自賠責基準なら、実通院日数が少ないと、その2倍の数字が基準になってしまいますし、弁護士基準でも、治療が不定期かつ頻度も少ない場合には、実通院日数の3.5倍程度の数値で計算されてしまうことがあります。
そこで、最低でも月10日程度、1週間に3回程度は通院をするようにしましょう。
8-3.高い後遺障害の等級認定を受ける
交通事故で高額な賠償金を獲得するためには、高い等級の後遺障害等級認定を受けることが重要です。
そのためには、弁護士に手続を依頼して、「被害者請求」の方法で、等級認定の申請をしてもらいましょう。

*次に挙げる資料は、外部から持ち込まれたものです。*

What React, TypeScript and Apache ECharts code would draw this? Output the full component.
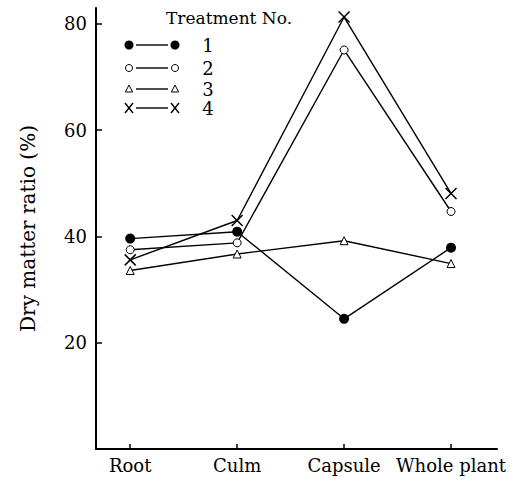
import React, { useEffect, useRef } from "react";
import * as echarts from "echarts";

const categories = ["Root", "Culm", "Capsule", "Whole plant"];
const treatment1 = [39.6, 40.9, 24.5, 37.9];
const treatment2 = [37.5, 38.8, 75.1, 44.7];
const treatment3 = [33.6, 36.7, 39.2, 34.9];
const treatment4 = [35.6, 43.0, 81.3, 48.1];
const yTicks = [20, 40, 60, 80];
const legendTitle = "Treatment No.";
const legendNames = ["1", "2", "3", "4"];

const FONT = "DejaVu Serif";
const X_PATH = "path://M0,0L10,10M10,0L0,10";

export default function App() {
  const ref = useRef<HTMLDivElement>(null);
  useEffect(() => {
    document.body.style.margin = "0";
    if (!ref.current) return;
    const chart = echarts.init(ref.current, null, { renderer: "svg" });
    const toData = (arr: number[]) => arr.map((v, i) => [i, v]);
    const lineStyle = { color: "#000", width: 1.4 };

    const rowsY = [45, 68, 89, 108];
    const lx1 = 129, lx2 = 175;
    const legendGraphics: any[] = [
      {
        type: "text",
        left: 166,
        top: 9,
        style: { text: legendTitle, font: `17px "${FONT}"`, fill: "#000" },
      },
    ];
    rowsY.forEach((y, i) => {
      legendGraphics.push({
        type: "line",
        shape: { x1: lx1 + 7, y1: y, x2: lx2 - 7, y2: y },
        style: { stroke: "#000", lineWidth: 1.4 },
      });
      [lx1, lx2].forEach((x) => {
        if (i === 0) {
          legendGraphics.push({ type: "circle", shape: { cx: x, cy: y, r: 4.5 }, style: { fill: "#000" } });
        } else if (i === 1) {
          legendGraphics.push({ type: "circle", shape: { cx: x, cy: y, r: 3.5 }, style: { fill: "#fff", stroke: "#000", lineWidth: 1 } });
        } else if (i === 2) {
          legendGraphics.push({
            type: "polygon",
            shape: { points: [[x, y - 4], [x - 3.6, y + 3], [x + 3.6, y + 3]] },
            style: { fill: "#fff", stroke: "#000", lineWidth: 1 },
          });
        } else {
          legendGraphics.push({ type: "line", shape: { x1: x - 4, y1: y - 5, x2: x + 4, y2: y + 5 }, style: { stroke: "#000", lineWidth: 1.4 } });
          legendGraphics.push({ type: "line", shape: { x1: x + 4, y1: y - 5, x2: x - 4, y2: y + 5 }, style: { stroke: "#000", lineWidth: 1.4 } });
        }
      });
      legendGraphics.push({
        type: "text",
        x: 208,
        y: y,
        style: { text: legendNames[i], font: `18px "${FONT}"`, fill: "#000", align: "center", verticalAlign: "middle" },
      });
    });

    const option: any = {
      animation: false,
      backgroundColor: "#fff",
      grid: { left: 96, right: 28, top: 8, bottom: 32, containLabel: false },
      xAxis: {
        type: "value",
        min: -0.32,
        max: 3.43,
        splitLine: { show: false },
        axisLine: { show: true, onZero: false, lineStyle: { color: "#000", width: 2 } },
        axisTick: { show: true, inside: true, length: 5, customValues: [0, 1, 2, 3], lineStyle: { color: "#000", width: 1.5 } },
        axisLabel: {
          customValues: [0, 1, 2, 3],
          formatter: (v: number) => categories[Math.round(v)] ?? "",
          color: "#000",
          fontFamily: FONT,
          fontSize: 18,
          margin: 7,
        },
      },
      yAxis: {
        type: "value",
        min: 0,
        max: 83,
        name: "Dry matter ratio (%)",
        nameLocation: "middle",
        nameGap: 58,
        nameTextStyle: { color: "#000", fontFamily: FONT, fontSize: 20 },
        splitLine: { show: false },
        axisLine: { show: true, onZero: false, lineStyle: { color: "#000", width: 2 } },
        axisTick: { show: true, inside: true, length: 6, customValues: yTicks, lineStyle: { color: "#000", width: 1.5 } },
        axisLabel: { customValues: yTicks, color: "#000", fontFamily: FONT, fontSize: 18, margin: 9 },
      },
      graphic: legendGraphics,
      series: [
        {
          name: "1",
          type: "line",
          data: toData(treatment1),
          symbol: "circle",
          symbolSize: 10,
          itemStyle: { color: "#000" },
          lineStyle,
          z: 3,
        },
        {
          name: "2",
          type: "line",
          data: toData(treatment2),
          symbol: "circle",
          symbolSize: 8,
          showAllSymbol: true,
          itemStyle: { color: "#fff", borderColor: "#000", borderWidth: 1 },
          lineStyle,
          z: 3,
        },
        {
          name: "3",
          type: "line",
          data: toData(treatment3),
          symbol: "triangle",
          symbolSize: 8,
          itemStyle: { color: "#fff", borderColor: "#000", borderWidth: 1 },
          lineStyle,
          z: 3,
        },
        {
          name: "4",
          type: "line",
          data: toData(treatment4),
          symbol: X_PATH,
          symbolSize: 11,
          itemStyle: { color: "transparent", borderColor: "#000", borderWidth: 1.5 },
          lineStyle,
          z: 3,
        },
      ],
    };
    chart.setOption(option);
    return () => chart.dispose();
  }, []);
  return <div ref={ref} style={{ width: 525, height: 481 }} />;
}
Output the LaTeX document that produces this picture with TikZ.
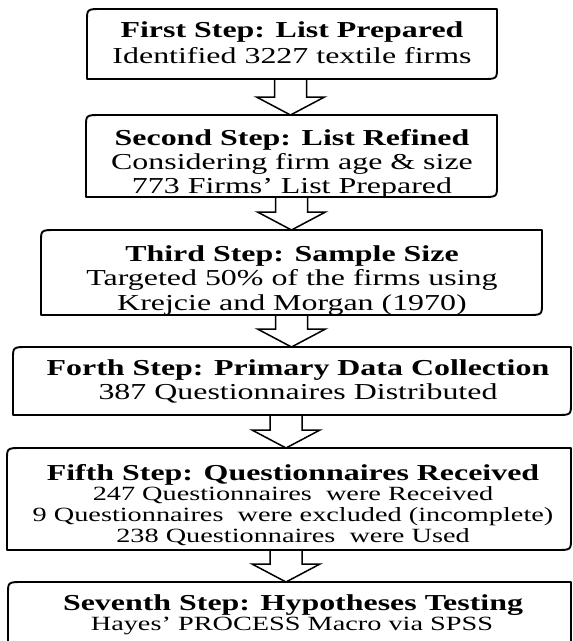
\documentclass[tikz,border=0pt]{standalone}
\usepackage{fontspec}
\setmainfont{Liberation Serif}[FakeStretch=1.40]
\usetikzlibrary{calc}
\tikzset{
 boxshape/.style={rectangle, draw=none, inner sep=0pt, outer sep=0pt},
 boxline/.style={line width=1.9pt, line join=round},
 arrowline/.style={line width=1.5pt, line join=miter},
 ttl/.style={anchor=base, inner sep=0pt, font=\fontsize{22.8}{26}\selectfont\bfseries},
 txt/.style={anchor=base, inner sep=0pt, font=\fontsize{22.8}{26}\selectfont},
 sml/.style={anchor=base, inner sep=0pt, font=\fontsize{20.2}{22}\selectfont},
}
\newcommand\stepoutline[1]{%
 \draw[boxline] ($(#1.north west)+(0,12)$) .. controls (#1.north west) .. ($(#1.north west)+(15,0)$) -- (#1.north east) -- ($(#1.south east)+(0,-12)$) .. controls (#1.south east) .. ($(#1.south east)+(-15,0)$) -- (#1.south west) -- cycle;}
\newcommand\blockarrow[3]{%
 \coordinate (#1s) at ($(#1.south)+(#3,0)$);
 \coordinate (#1e) at (#1s |- #2.north);
 \draw[arrowline] ($(#1s)+(-16,0)$) -- ($(#1e)+(-16,-18)$) -- ($(#1e)+(-34,-18)$) -- (#1e) -- ($(#1e)+(34,-18)$) -- ($(#1e)+(16,-18)$) -- ($(#1s)+(16,0)$);}
\begin{document}
\begin{tikzpicture}[x=1pt,y=-1pt]
\fill[white] (0,0) rectangle (573,641);
\useasboundingbox (0,0) rectangle (573,641);

\node[boxshape, minimum width=410pt, minimum height=70pt] (b1) at (292,44) {};
\node[boxshape, minimum width=411pt, minimum height=82pt] (b2) at (291.5,156) {};
\node[boxshape, minimum width=501pt, minimum height=85pt] (b3) at (291.5,272.5) {};
\node[boxshape, minimum width=558pt, minimum height=68pt] (b4) at (292,381) {};
\node[boxshape, minimum width=564pt, minimum height=102pt] (b5) at (289,499) {};
\node[boxshape, minimum width=563pt, minimum height=90pt] (b6) at (289.5,627) {};

\stepoutline{b1}
\stepoutline{b2}
\stepoutline{b3}
\stepoutline{b4}
\stepoutline{b5}
\stepoutline{b6}

\blockarrow{b1}{b2}{-1.5}
\blockarrow{b2}{b3}{0}
\blockarrow{b3}{b4}{0}
\blockarrow{b4}{b5}{-6}
\blockarrow{b5}{b6}{-3}

\node[ttl] (t1a) at (292,37) {First Step: List Prepared};
\node[txt] (t1b) at (292,63) {Identified 3227 textile firms};

\node[ttl] (t2a) at (292,145) {Second Step: List Refined};
\node[txt] (t2b) at (292,169) {Considering firm age \& size};
\node[txt] (t2c) at (292,193) {773 Firms’ List Prepared};

\node[ttl] (t3a) at (292,261) {Third Step: Sample Size};
\node[txt] (t3b) at (292,285) {Targeted 50\% of the firms using};
\node[txt] (t3c) at (292,310) {Krejcie and Morgan (1970)};

\node[ttl] (t4a) at (298,375) {Forth Step: Primary Data Collection};
\node[txt] (t4b) at (298,399) {387 Questionnaires Distributed};

\node[ttl] (t5a) at (293,480) {Fifth Step: Questionnaires Received};
\node[sml] (t5b) at (293,500) {247 Questionnaires\ \ were Received};
\node[sml] (t5c) at (293,521) {9 Questionnaires\ \ were excluded (incomplete)};
\node[sml] (t5d) at (293,542) {238 Questionnaires\ \ were Used};

\node[ttl] (t6a) at (293,610) {Seventh Step: Hypotheses Testing};
\node[sml] (t6b) at (292,630) {Hayes’ PROCESS Macro via SPSS};
\end{tikzpicture}
\end{document}
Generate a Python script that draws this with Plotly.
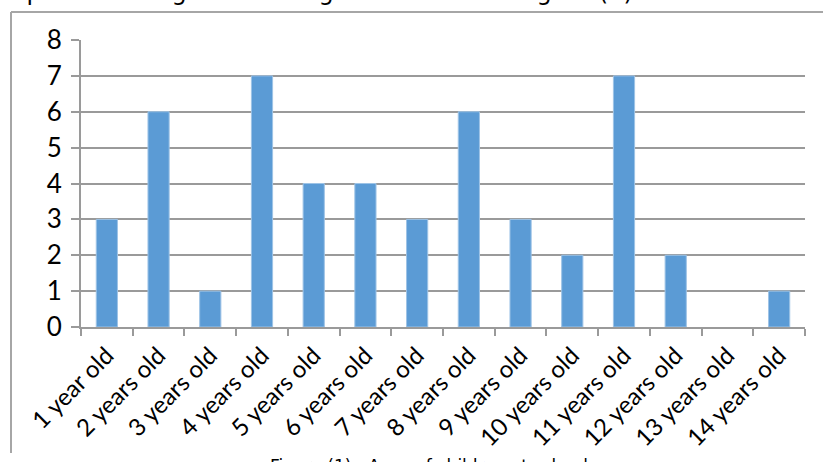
# Ages of children bar chart (Excel style, inside a document frame)
import plotly.graph_objects as go

ages = ['1 year old', '2 years old', '3 years old', '4 years old', '5 years old',
        '6 years old', '7 years old', '8 years old', '9 years old', '10 years old',
        '11 years old', '12 years old', '13 years old', '14 years old']
counts = [3, 6, 1, 7, 4, 4, 3, 6, 3, 2, 7, 2, 0, 1]
y_ticks = [0, 1, 2, 3, 4, 5, 6, 7, 8]

top_text = 'spread among different ages as shown in Figure (1).'
caption = 'Figure (1) - Ages of children at school'

grey = '#9a9a9a'

fig = go.Figure()
fig.add_trace(go.Bar(
    x=ages,
    y=counts,
    marker=dict(color='#5B9BD5',
                line=dict(color='#9DC3E6', width=[1 if c else 0 for c in counts])),
    hoverinfo='x+y',
))

fig.update_layout(
    width=823, height=462,
    margin=dict(l=81, r=18, t=40, b=135),
    paper_bgcolor='white',
    plot_bgcolor='white',
    bargap=0.59,
    showlegend=False,
    font=dict(family='Lato, Open Sans, sans-serif', color='black'),
)

fig.update_xaxes(
    type='category',
    automargin=False,
    tickson='boundaries',
    ticks='outside', ticklen=7, tickcolor=grey, tickwidth=2,
    showline=True, linecolor=grey, linewidth=2,
    showgrid=False,
    tickangle=-45,
    ticklabelstandoff=3,
    tickfont=dict(size=24, family='Lato, sans-serif'),
)
fig.update_yaxes(
    automargin=False,
    range=[0, 8],
    tickvals=y_ticks,
    ticks='outside', ticklen=8, tickcolor=grey, tickwidth=2,
    showline=True, linecolor=grey, linewidth=2,
    showgrid=True, gridcolor=grey, gridwidth=2,
    zeroline=False,
    ticklabelstandoff=4,
    tickfont=dict(size=26, family='Lato, sans-serif'),
)

# document frame around the figure
fig.add_shape(type='line', xref='paper', yref='paper',
              x0=(11 - 81) / 724, x1=(11 - 81) / 724,
              y0=(327 - 12) / 287, y1=(327 - 453) / 287,
              line=dict(color='#a6a6a6', width=2))
fig.add_shape(type='line', xref='paper', yref='paper',
              x0=(11 - 81) / 724, x1=(823 - 81) / 724,
              y0=(327 - 12) / 287, y1=(327 - 12) / 287,
              line=dict(color='#a6a6a6', width=2))

# surrounding document text, cut by the screenshot edges
fig.add_annotation(text=top_text, xref='paper', yref='paper',
                   x=(12 - 81) / 724, y=(327 - 8) / 287,
                   xanchor='left', yanchor='bottom', showarrow=False,
                   font=dict(size=24, family='DejaVu Sans, sans-serif', color='black'))
fig.add_annotation(text=caption, xref='paper', yref='paper',
                   x=(268 - 81) / 724, y=(327 - 454) / 287,
                   xanchor='left', yanchor='top', showarrow=False,
                   font=dict(size=17, family='DejaVu Sans, sans-serif', color='black'))

fig.write_html('out.html', config={'displayModeBar': False},
               post_script="document.body.style.margin='0';")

もし、自分で等級認定申請をして、非該当(後遺障害が認められないこと)や、低い等級になってしまった場合には、「異議申し立て」をして、等級の変更をしてもらう必要があります。
交通事故問題に強い弁護士の場合、後遺障害の異議申し立てにも力を入れている事務所がたくさんあるので、そういった事務所を探して後遺障害の手続を依頼しましょう。
まとめ
今回は、交通事故の慰謝料の相場と弁護士に依頼すべき理由について、ご説明しました。
交通事故の慰謝料には入通院慰謝料、後遺障害慰謝料、死亡慰謝料の3種類があります。
それぞれについて、3つの計算方法がありますが、弁護士基準で計算すると最も高額になります。
交通事故で、なるべく高額な慰謝料を獲得するには、弁護士に対応を依頼する必要性が高いです。
今回の記事を参考にして、交通事故に強い弁護士を探してなるべく高額な慰謝料の支払いを受けましょう。